3. Suppose you need to forecast the amount of relief aid needed following an earthquake.
Which type of forecast do you think is the most appropriate: qualitative or quantitative?
Why? Is collaborative planning, forecasting, and replenishment (CPFR) applicable in this
case?
4. Briefly describe the steps that are used to develop a forecasting system.
5. A skeptical manager asks what medium-range forecasts can be used for. Give the manager
three possible uses/purposes.
6. Explain why such forecasting devices as moving averages, weighted moving averages, and
exponential smoothing are not well suited for data series that have trends.
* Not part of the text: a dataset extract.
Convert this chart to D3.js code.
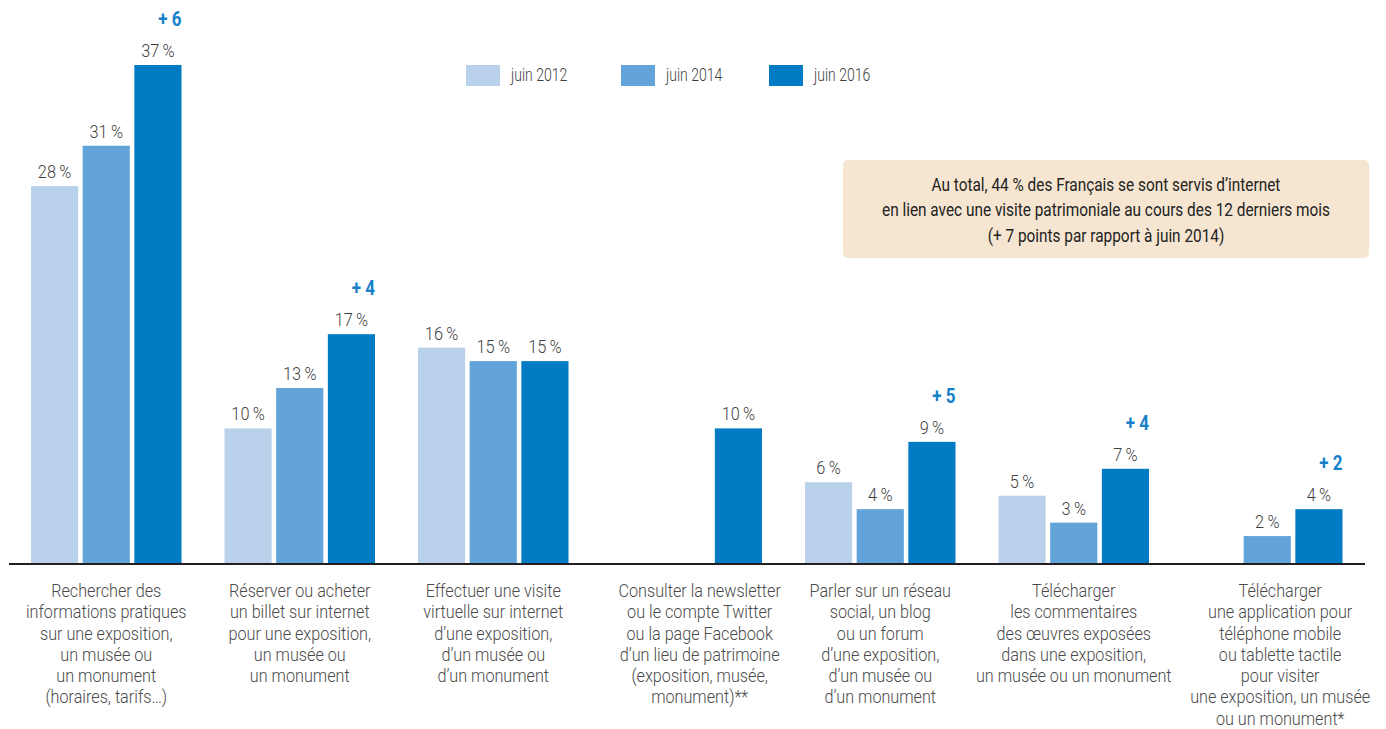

7. What is the basic difference between a weighted moving average and exponential
smoothing?
8. What three methods are used to determine the accuracy of any given forecasting method?
How would you determine whether time-series regression or exponential smoothing is
better in a specific application?
9. Research and briefly describe the Delphi technique. How would it be used by an employer
you have worked for?
10. What is the primary difference between a time-series model and an associative model?
11. What type of forecasting method would you recommend to a start-up retailer in terms of
quantity, number of products, etc.? Would you use the same method after, say, 5 years of
operation? Explain.
12. What effect does the value of the smoothing constant have on the weight given to the recent
values?
13. Explain the value of seasonal indices in forecasting. How are seasonal patterns different
from cyclical patterns?
14. Which forecasting technique can place the most emphasis on recent values? How does it
do this?
15. How can an exponential smoothing model be made more responsive?